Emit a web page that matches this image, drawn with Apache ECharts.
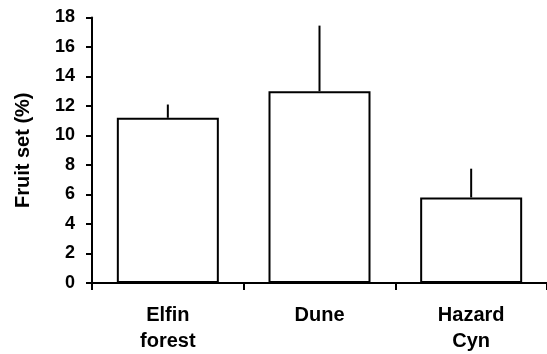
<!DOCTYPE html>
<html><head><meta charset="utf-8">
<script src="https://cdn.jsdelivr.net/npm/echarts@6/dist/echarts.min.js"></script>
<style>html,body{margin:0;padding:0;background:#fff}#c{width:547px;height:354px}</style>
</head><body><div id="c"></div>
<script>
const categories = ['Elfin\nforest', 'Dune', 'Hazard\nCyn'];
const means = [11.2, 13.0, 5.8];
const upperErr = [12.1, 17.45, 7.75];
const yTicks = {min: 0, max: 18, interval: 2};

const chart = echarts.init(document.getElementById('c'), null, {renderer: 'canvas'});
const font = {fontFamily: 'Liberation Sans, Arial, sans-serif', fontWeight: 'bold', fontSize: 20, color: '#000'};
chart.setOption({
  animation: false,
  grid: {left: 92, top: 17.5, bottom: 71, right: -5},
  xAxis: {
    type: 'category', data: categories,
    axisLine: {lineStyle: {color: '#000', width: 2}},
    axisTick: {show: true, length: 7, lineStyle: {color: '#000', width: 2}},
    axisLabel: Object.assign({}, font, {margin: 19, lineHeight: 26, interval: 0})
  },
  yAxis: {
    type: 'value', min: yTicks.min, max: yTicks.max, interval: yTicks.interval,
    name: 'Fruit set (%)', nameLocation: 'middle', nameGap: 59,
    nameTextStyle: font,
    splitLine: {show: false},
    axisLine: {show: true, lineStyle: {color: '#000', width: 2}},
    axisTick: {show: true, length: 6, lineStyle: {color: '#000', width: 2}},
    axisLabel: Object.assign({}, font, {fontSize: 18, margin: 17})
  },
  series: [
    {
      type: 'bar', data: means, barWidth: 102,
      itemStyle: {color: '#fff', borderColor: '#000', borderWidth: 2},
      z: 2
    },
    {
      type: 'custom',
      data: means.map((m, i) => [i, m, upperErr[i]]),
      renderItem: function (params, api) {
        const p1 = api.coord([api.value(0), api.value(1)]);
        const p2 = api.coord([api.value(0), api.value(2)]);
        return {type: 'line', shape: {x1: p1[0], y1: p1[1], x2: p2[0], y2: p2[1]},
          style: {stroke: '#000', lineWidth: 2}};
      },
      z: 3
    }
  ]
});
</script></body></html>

--- --- ---

*Task to complete:* Output each line exactly; omit every picture.

*Result:*
Emit a web page that matches this image, drawn with Apache ECharts.
<!DOCTYPE html>
<html><head><meta charset="utf-8">
<script src="https://cdn.jsdelivr.net/npm/echarts@6/dist/echarts.min.js"></script>
<style>html,body{margin:0;padding:0;background:#fff}#c{width:547px;height:354px}</style>
</head><body><div id="c"></div>
<script>
const categories = ['Elfin\nforest', 'Dune', 'Hazard\nCyn'];
const means = [11.2, 13.0, 5.8];
const upperErr = [12.1, 17.45, 7.75];
const yTicks = {min: 0, max: 18, interval: 2};

const chart = echarts.init(document.getElementById('c'), null, {renderer: 'canvas'});
const font = {fontFamily: 'Liberation Sans, Arial, sans-serif', fontWeight: 'bold', fontSize: 20, color: '#000'};
chart.setOption({
  animation: false,
  grid: {left: 92, top: 17.5, bottom: 71, right: -5},
  xAxis: {
    type: 'category', data: categories,
    axisLine: {lineStyle: {color: '#000', width: 2}},
    axisTick: {show: true, length: 7, lineStyle: {color: '#000', width: 2}},
    axisLabel: Object.assign({}, font, {margin: 19, lineHeight: 26, interval: 0})
  },
  yAxis: {
    type: 'value', min: yTicks.min, max: yTicks.max, interval: yTicks.interval,
    name: 'Fruit set (%)', nameLocation: 'middle', nameGap: 59,
    nameTextStyle: font,
    splitLine: {show: false},
    axisLine: {show: true, lineStyle: {color: '#000', width: 2}},
    axisTick: {show: true, length: 6, lineStyle: {color: '#000', width: 2}},
    axisLabel: Object.assign({}, font, {fontSize: 18, margin: 17})
  },
  series: [
    {
      type: 'bar', data: means, barWidth: 102,
      itemStyle: {color: '#fff', borderColor: '#000', borderWidth: 2},
      z: 2
    },
    {
      type: 'custom',
      data: means.map((m, i) => [i, m, upperErr[i]]),
      renderItem: function (params, api) {
        const p1 = api.coord([api.value(0), api.value(1)]);
        const p2 = api.coord([api.value(0), api.value(2)]);
        return {type: 'line', shape: {x1: p1[0], y1: p1[1], x2: p2[0], y2: p2[1]},
          style: {stroke: '#000', lineWidth: 2}};
      },
      z: 3
    }
  ]
});
</script></body></html>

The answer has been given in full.